My kind of street fashion portrait.

This picture defines my style of and approach to street fashion photography: from the ground up, full of the real feels that define not just the motivations of the voyeur but the subject's exhibitionist imperative, of both objectifier and the self-objectified. In the instant of the fashion photographic moment, one should be able to get a feel of the relationship between the subject and photographer, since it's a two-way street. Especially with street fashion, it's not just voyeurism at play -- it's very much about a subject who wants to exhibit, to be exhibited. It's a proud moment for both. In the picture above, Hyeran's prideful pose is metonymic of the pride the entire photographic portrait itself represents for me, the photographer. It sounds complex when stated, but I think that's why this picture works. She knows me and trusts me 1) because I've shot her before and 2) she's looked me up and has seen my long track record with street fashion in Korea , and 3) she is thereby confident that I'm not just taking the picture to get a look up her skirt (on top of the fact that she's been shot enough to know that I know exactly what I'm doing, especially if the key light from the flash is coming from the above, which preserves a nice, necessary shadow that obscures everything under her skirt and which also happens to help obscure under-the-chin rolls). This is why I keep up with Hyeran on social media and watch everything she does in terms of the conscious and unconscious statements she makes in terms of clothing, self-adornment, and gender.

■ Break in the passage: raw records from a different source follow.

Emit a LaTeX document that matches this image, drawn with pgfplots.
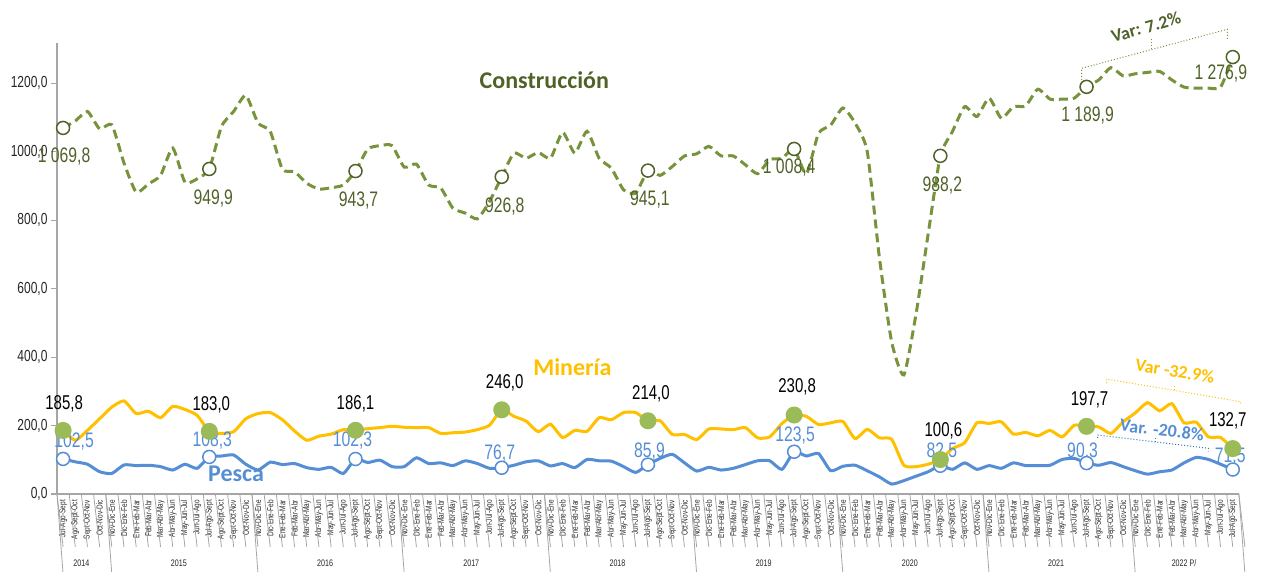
\documentclass[border=0pt]{standalone}
\usepackage{fontspec}
\usepackage{pgfplots}
\usepackage{pgfplotstable}
\pgfplotsset{compat=1.18}
\setmainfont{Liberation Sans}
\newfontfamily\narrow[FakeStretch=0.75]{Liberation Sans}
\newfontfamily\calfont{Carlito}
\definecolor{constr}{HTML}{77933C}
\definecolor{constrdark}{HTML}{4F6228}
\definecolor{mine}{HTML}{FFC000}
\definecolor{pesca}{HTML}{558ED5}
\definecolor{mgreen}{HTML}{9BBB59}
\definecolor{axgray}{HTML}{A6A6A6}
\definecolor{varblue}{HTML}{2E75B6}

\pgfplotstableread{
i c m p
0 1069.8 185.8 102.5
1 1090 157 94
2 1118 186 87
3 1067 220 65
4 1079 254 60
5 967 272 85
6 882 235 83
7 906 242 84
8 931 223 80
9 1011 256 70
10 911 247 87
11 921 230 75
12 949.9 183.0 108.3
13 1074 177 111
14 1118 182 114
15 1165 220 87
16 1084 235 70
17 1060 238 93
18 949 217 86
19 942 184 89
20 908 157 77
21 891 169 72
22 895 175 78
23 903 188 60
24 943.7 186.1 102.3
25 1008 191 92
26 1018 194 99
27 1018 198 80
28 955 195 80
29 964 194 106
30 903 194 89
31 894 177 91
32 835 179 83
33 821 181 97
34 804 188 89
35 855 201 75
36 926.8 246.0 76.7
37 996 227 84
38 981 213 94
39 998 182 97
40 981 204 82
41 1057 165 89
42 996 186 77
43 1060 183 101
44 981 223 97
45 952 217 96
46 889 238 80
47 879 238 63
48 945.1 214.0 85.9
49 931 214 104
50 957 174 116
51 988 174 91
52 994 159 67
53 1016 190 78
54 988 190 70
55 988 188 75
56 962 194 86
57 936 164 97
58 977 167 97
59 981 206 72
60 1008.4 230.8 123.5
61 935 227 111
62 1054 203 118
63 1078 208 68
64 1128 212 81
65 1084 162 84
66 1001 189 68
67 690 164 50
68 445 160 29
69 348 84 39
70 525 80 52
71 760 87 65
72 988.2 100.6 82.5
73 1060 133 72
74 1132 150 91
75 1103 208 72
76 1157 206 83
77 1098 211 75
78 1132 175 91
79 1134 180 83
80 1183 170 83
81 1154 186 84
82 1154 167 101
83 1157 201 104
84 1189.9 197.7 90.3
85 1210 196 84
86 1246 177 92
87 1222 211 80
88 1228 237 68
89 1232 267 58
90 1235 243 65
91 1210 264 70
92 1189 208 91
93 1186 210 107
94 1186 167 101
95 1189 165 87
96 1276.9 132.7 71.5
}\data

\begin{document}
\begin{tikzpicture}
\useasboundingbox (0,0) rectangle (1264pt,572pt);
\begin{axis}[
  at={(57pt,78pt)}, anchor=south west,
  scale only axis, width=1182pt, height=451pt,
  xmin=-0.5, xmax=96.5, ymin=0, ymax=1318,
  axis x line*=bottom, axis y line*=left,
  axis line style={draw=axgray, line width=1.5pt},
  clip=false,
  tick align=outside, major tick length=6pt,
  ytick={0,200,...,1200},
  ytick style={draw=axgray, line width=1.2pt},
  yticklabel style={font=\narrow\fontsize{16}{16}\selectfont, text=black!85,
    /pgf/number format/.cd, fixed, fixed zerofill, precision=1, use comma, 1000 sep={}, assume math mode=true},
  xtick={0,...,96},
  xtick style={draw=none},
  xticklabel style={rotate=90, anchor=east, font=\narrow\fontsize{8.6}{8.6}\selectfont, inner sep=0pt, text=black!85},
  xticklabels={Jul-Ago-Sept,Ago-Sept-Oct,Sept-Oct-Nov,Oct-Nov-Dic,
Nov-Dic-Ene,Dic-Ene-Feb,Ene-Feb-Mar,Feb-Mar-Abr,Mar-Abr-May,Abr-May-Jun,May-Jun-Jul,Jun-Jul-Ago,Jul-Ago-Sept,Ago-Sept-Oct,Sept-Oct-Nov,Oct-Nov-Dic,
Nov-Dic-Ene,Dic-Ene-Feb,Ene-Feb-Mar,Feb-Mar-Abr,Mar-Abr-May,Abr-May-Jun,May-Jun-Jul,Jun-Jul-Ago,Jul-Ago-Sept,Ago-Sept-Oct,Sept-Oct-Nov,Oct-Nov-Dic,
Nov-Dic-Ene,Dic-Ene-Feb,Ene-Feb-Mar,Feb-Mar-Abr,Mar-Abr-May,Abr-May-Jun,May-Jun-Jul,Jun-Jul-Ago,Jul-Ago-Sept,Ago-Sept-Oct,Sept-Oct-Nov,Oct-Nov-Dic,
Nov-Dic-Ene,Dic-Ene-Feb,Ene-Feb-Mar,Feb-Mar-Abr,Mar-Abr-May,Abr-May-Jun,May-Jun-Jul,Jun-Jul-Ago,Jul-Ago-Sept,Ago-Sept-Oct,Sept-Oct-Nov,Oct-Nov-Dic,
Nov-Dic-Ene,Dic-Ene-Feb,Ene-Feb-Mar,Feb-Mar-Abr,Mar-Abr-May,Abr-May-Jun,May-Jun-Jul,Jun-Jul-Ago,Jul-Ago-Sept,Ago-Sept-Oct,Sept-Oct-Nov,Oct-Nov-Dic,
Nov-Dic-Ene,Dic-Ene-Feb,Ene-Feb-Mar,Feb-Mar-Abr,Mar-Abr-May,Abr-May-Jun,May-Jun-Jul,Jun-Jul-Ago,Jul-Ago-Sept,Ago-Sept-Oct,Sept-Oct-Nov,Oct-Nov-Dic,
Nov-Dic-Ene,Dic-Ene-Feb,Ene-Feb-Mar,Feb-Mar-Abr,Mar-Abr-May,Abr-May-Jun,May-Jun-Jul,Jun-Jul-Ago,Jul-Ago-Sept,Ago-Sept-Oct,Sept-Oct-Nov,Oct-Nov-Dic,
Nov-Dic-Ene,Dic-Ene-Feb,Ene-Feb-Mar,Feb-Mar-Abr,Mar-Abr-May,Abr-May-Jun,May-Jun-Jul,Jun-Jul-Ago,Jul-Ago-Sept,Ago-Sept-Oct,Sept-Oct-Nov,Oct-Nov-Dic,
Nov-Dic-Ene,Dic-Ene-Feb,Ene-Feb-Mar,Feb-Mar-Abr,Mar-Abr-May,Abr-May-Jun,May-Jun-Jul,Jun-Jul-Ago,Jul-Ago-Sept},
]
% separators
\pgfplotsinvokeforeach{-0.5,0.5,...,96.5}{\draw[axgray, line width=0.8pt] (axis cs:#1,0) -- ++(0,-53pt);}
\pgfplotsinvokeforeach{-0.5,3.5,15.5,27.5,39.5,51.5,63.5,75.5,87.5,96.5}{\draw[axgray, line width=0.8pt] (axis cs:#1,0) -- ++(0,-80pt);}
\begin{scope}[every node/.style={font=\narrow\fontsize{9.5}{9.5}\selectfont, text=black!85, inner sep=0pt, yshift=-69pt}]
\node at (axis cs:1.5,0) {2014};
\node at (axis cs:9.5,0) {2015};
\node at (axis cs:21.5,0) {2016};
\node at (axis cs:33.5,0) {2017};
\node at (axis cs:45.5,0) {2018};
\node at (axis cs:57.5,0) {2019};
\node at (axis cs:69.5,0) {2020};
\node at (axis cs:81.5,0) {2021};
\node at (axis cs:92,0) {2022 P/};
\end{scope}

\addplot[constr, line width=3pt, dash pattern=on 9pt off 5pt, smooth, tension=0.35,
  mark=*, mark repeat=12, mark size=6.5pt,
  mark options={solid, fill=white, draw=constrdark, line width=1.5pt}]
  table[x=i, y=c] {\data};
\addplot[pesca, line width=3pt, smooth, tension=0.35,
  mark=*, mark repeat=12, mark size=6.5pt,
  mark options={fill=white, draw=pesca, line width=1.5pt}]
  table[x=i, y=p] {\data};
\addplot[mine, line width=3pt, smooth, tension=0.35,
  mark=*, mark repeat=12, mark size=7pt,
  mark options={fill=mgreen, draw=mgreen}]
  table[x=i, y=m] {\data};

% Construccion labels
\begin{scope}[every node/.style={text=constrdark, font=\narrow\fontsize{21}{21}\selectfont, inner sep=0pt}]
\node at (axis cs:0,1069.8) [xshift=1pt, yshift=-29pt] {1 069,8};
\node at (axis cs:12,949.9) [xshift=4pt, yshift=-30pt] {949,9};
\node at (axis cs:24,943.7) [xshift=3pt, yshift=-29.5pt] {943,7};
\node at (axis cs:36,926.8) [xshift=3pt, yshift=-30pt] {926,8};
\node at (axis cs:48,945.1) [xshift=2pt, yshift=-29pt] {945,1};
\node at (axis cs:60,1008.4) [xshift=-5pt, yshift=-19pt] {1 008,4};
\node at (axis cs:72,988.2) [xshift=2pt, yshift=-30pt] {988,2};
\node at (axis cs:84,1189.9) [xshift=1pt, yshift=-29pt] {1 189,9};
\node at (axis cs:96,1276.9) [xshift=-12pt, yshift=-16pt] {1 276,9};
\end{scope}
% Mineria labels
\begin{scope}[every node/.style={text=black, font=\narrow\fontsize{20}{20}\selectfont, inner sep=0pt}]
\node at (axis cs:0,185.8) [xshift=1pt, yshift=27pt] {185,8};
\node at (axis cs:12,183.0) [xshift=2pt, yshift=27pt] {183,0};
\node at (axis cs:24,186.1) [xshift=0pt, yshift=27pt] {186,1};
\node at (axis cs:36,246.0) [xshift=3pt, yshift=27pt] {246,0};
\node at (axis cs:48,214.0) [xshift=3pt, yshift=27pt] {214,0};
\node at (axis cs:60,230.8) [xshift=3pt, yshift=28pt] {230,8};
\node at (axis cs:72,100.6) [xshift=3pt, yshift=29pt] {100,6};
\node at (axis cs:84,197.7) [xshift=3pt, yshift=27pt] {197,7};
\node at (axis cs:96,132.7) [xshift=-5pt, yshift=28pt] {132,7};
\end{scope}
% Pesca labels
\begin{scope}[every node/.style={text=pesca, font=\narrow\fontsize{21}{21}\selectfont, inner sep=0pt}]
\node at (axis cs:0,102.5) [xshift=11pt, yshift=17.5pt] {102,5};
\node at (axis cs:12,108.3) [xshift=3pt, yshift=16pt] {108,3};
\node at (axis cs:24,102.3) [xshift=-3pt, yshift=18pt] {102,3};
\node at (axis cs:36,76.7) [xshift=-2pt, yshift=14pt] {76,7};
\node at (axis cs:48,85.9) [xshift=1.5pt, yshift=12.6pt] {85,9};
\node at (axis cs:60,123.5) [xshift=1pt, yshift=16.7pt] {123,5};
\node at (axis cs:72,82.5) [xshift=1.5pt, yshift=14pt] {82,5};
\node at (axis cs:84,90.3) [xshift=-4pt, yshift=11.5pt] {90,3};
\node at (axis cs:96,71.5) [xshift=-2.5pt, yshift=13pt] {71,5};
\end{scope}
% series names
\node[text=constrdark, font=\calfont\bfseries\fontsize{24}{24}\selectfont] at (axis cs:39.5,1210) {Construcción};
\node[text=mine, font=\calfont\bfseries\fontsize{24}{24}\selectfont] at (axis cs:41.8,371) {Minería};
\node[text=pesca, font=\calfont\bfseries\fontsize{24}{24}\selectfont] at (axis cs:14.2,59) {Pesca};
\end{axis}

% variation brackets
\draw[constr, line width=1pt, dotted] (1081.7pt,492pt) -- (1081.7pt,503.7pt) -- (1227.3pt,542.7pt) -- (1227.3pt,532pt);
\draw[constr, line width=1pt, dotted] (1151.7pt,522.5pt) -- (1151.7pt,534pt);
\node[text=constrdark, font=\calfont\bfseries\fontsize{18}{18}\selectfont, rotate=16] at (1146pt,545pt) {Var: 7.2\%};

\draw[mine, line width=1pt, dotted] (1106.7pt,188.7pt) -- (1106.7pt,193pt) -- (1240.7pt,170.3pt) -- (1240.7pt,167pt);
\draw[mine, line width=1pt, dotted] (1174pt,181.6pt) -- (1174pt,186.7pt);
\node[text=mine, font=\calfont\bfseries\fontsize{18}{18}\selectfont, rotate=-9] at (1175pt,201pt) {Var -32.9\%};

\draw[varblue, line width=1pt, dotted] (1097.7pt,134pt) -- (1097.7pt,137pt) -- (1208.3pt,123.7pt) -- (1208.3pt,120.5pt);
\draw[varblue, line width=1pt, dotted] (1155pt,130.1pt) -- (1155pt,133.5pt);
\node[text=pesca, font=\calfont\bfseries\fontsize{18}{18}\selectfont, rotate=-7] at (1162pt,142pt) {Var. -20.8\%};
\end{tikzpicture}
\end{document}
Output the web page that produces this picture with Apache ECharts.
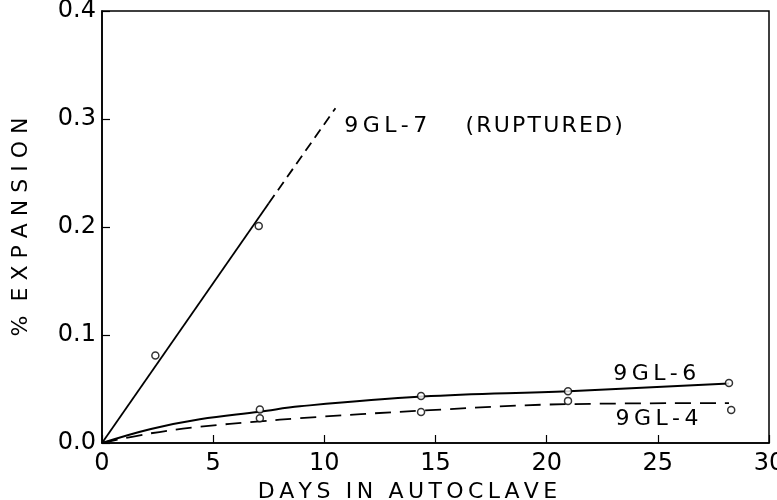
<!DOCTYPE html>
<html>
<head>
<meta charset="utf-8">
<script src="https://cdn.jsdelivr.net/npm/echarts@6/dist/echarts.min.js"></script>
<style>
  html, body { margin: 0; padding: 0; background: #fff; }
  #main { width: 777px; height: 500px; }
</style>
</head>
<body>
<div id="main"></div>
<script>
// 9GL-7 (ruptured) : straight line, solid then dashed
var days7Solid = [0, 7.5];
var exp7Solid = [0, 0.222];
var days7Dash = [7.5, 10.5];
var exp7Dash = [0.222, 0.31];
var days7Pts = [2.4, 7.05];
var exp7Pts = [0.081, 0.201];

// 9GL-6 : solid curve
var days6Curve = [0, 2.2, 4.4, 7.1, 8.9, 14.4, 21, 28.2];
var exp6Curve = [0, 0.013, 0.022, 0.029, 0.034, 0.043, 0.048, 0.055];
var days6Pts = [7.1, 14.35, 20.96, 28.2];
var exp6Pts = [0.031, 0.0435, 0.048, 0.0556];

// 9GL-4 : dashed curve
var days4Curve = [0, 2.2, 4.4, 7.1, 8.9, 14.4, 21, 28.2];
var exp4Curve = [0, 0.009, 0.015, 0.02, 0.023, 0.03, 0.036, 0.037];
var days4Pts = [7.1, 14.35, 20.96, 28.3];
var exp4Pts = [0.023, 0.0287, 0.039, 0.0306];

// curve labels (anchored at data coordinates, left edge / vertical middle)
var labelText = ['9GL-7', '(RUPTURED)', '9GL-6', '9GL-4'];
var labelDays = [10.9, 16.35, 23.0, 23.1];
var labelExp = [0.293, 0.293, 0.064, 0.022];

function pairs(xs, ys) {
  var out = [];
  for (var i = 0; i < xs.length; i++) out.push([xs[i], ys[i]]);
  return out;
}

// spread lettering like the hand-drawn original
function spaced(s, gap) {
  return s.split(' ').map(function (w) { return w.split('').join(gap); }).join('\u2002' + gap);
}

var ink = '#000';
var font = 'DejaVu Sans';

var chart = echarts.init(document.getElementById('main'));

var option = {
  backgroundColor: '#fff',
  animation: false,
  grid: {
    left: 102, right: 8, top: 11, bottom: 57,
    outerBoundsMode: 'none',
    containLabel: false,
    show: true, borderColor: ink, borderWidth: 1.5, backgroundColor: 'transparent'
  },
  xAxis: {
    type: 'value',
    min: 0, max: 30, interval: 5,
    name: spaced('DAYS IN AUTOCLAVE', '\u2009'),
    nameLocation: 'middle',
    nameGap: 32,
    nameTextStyle: { color: ink, fontFamily: font, fontSize: 22, padding: [0, 56, 0, 0] },
    axisLine: { show: true, lineStyle: { color: ink, width: 1.6 } },
    axisTick: { show: true, inside: true, length: 8, lineStyle: { color: ink, width: 1.2 } },
    axisLabel: { color: ink, fontFamily: font, fontSize: 24, margin: 9 },
    splitLine: { show: false }
  },
  yAxis: {
    type: 'value',
    min: 0, max: 0.4, interval: 0.1,
    name: '%  E X P A N S I O N',
    nameLocation: 'middle',
    nameGap: 70,
    nameRotate: 90,
    nameTextStyle: { color: ink, fontFamily: font, fontSize: 22 },
    axisLine: { show: true, lineStyle: { color: ink, width: 1.6 } },
    axisTick: { show: true, inside: true, length: 8, lineStyle: { color: ink, width: 1.2 } },
    axisLabel: {
      color: ink, fontFamily: font, fontSize: 24, margin: 6,
      formatter: function (v) { return v.toFixed(1); }
    },
    splitLine: { show: false }
  },
  series: [
    {
      name: '9GL-7 solid', type: 'line', data: pairs(days7Solid, exp7Solid),
      symbol: 'none', lineStyle: { color: ink, width: 1.8 }
    },
    {
      name: '9GL-7 dashed', type: 'line', data: pairs(days7Dash, exp7Dash),
      symbol: 'none', lineStyle: { color: ink, width: 1.8, type: [10, 6] }
    },
    {
      name: '9GL-6', type: 'line', data: pairs(days6Curve, exp6Curve),
      symbol: 'none', smooth: 0.4, lineStyle: { color: ink, width: 2 }
    },
    {
      name: '9GL-4', type: 'line', data: pairs(days4Curve, exp4Curve),
      symbol: 'none', smooth: 0.4, lineStyle: { color: ink, width: 1.8, type: [16, 9] }
    },
    {
      name: 'points', type: 'scatter',
      data: pairs(days7Pts, exp7Pts).concat(pairs(days6Pts, exp6Pts), pairs(days4Pts, exp4Pts)),
      symbol: 'circle', symbolSize: 7,
      itemStyle: { color: '#fff', borderColor: ink, borderWidth: 1.5 },
      z: 5
    }
  ]
};

chart.setOption(option);

// place the curve labels through the chart's own coordinate system
chart.setOption({
  graphic: labelText.map(function (t, i) {
    var p = chart.convertToPixel({ gridIndex: 0 }, [labelDays[i], labelExp[i]]);
    return {
      type: 'text', x: p[0], y: p[1], z: 10,
      style: {
        text: spaced(t, t.charAt(0) === '(' ? '\u200A' : '\u2009'),
        fill: ink, font: '22px "DejaVu Sans"',
        textAlign: 'left', textVerticalAlign: 'middle'
      }
    };
  })
});
</script>
</body>
</html>
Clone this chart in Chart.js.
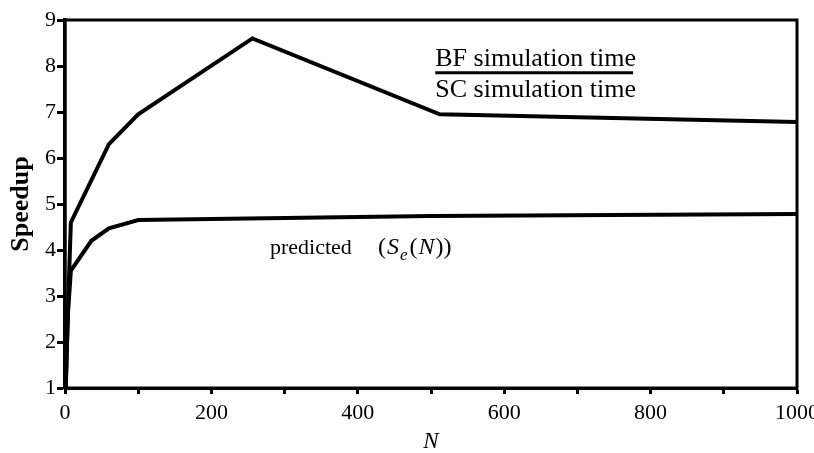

All this is also why my interest in street fashion photography has only grown over time, instead of fading, and why -- with all the interesting things roiling and boiling inside of out of Korean society and popular culture, enabled as it has been by world-connecting social media and the Internet -- Korean street fashion has definitely become something the entire world has started to take a closer look at. And given how fast Korean society changes, there are a lot of things to watch develop, complexify, combine, split, then recombine again, metamorphasize, mutate, and grow into even more fascinating things worth watching.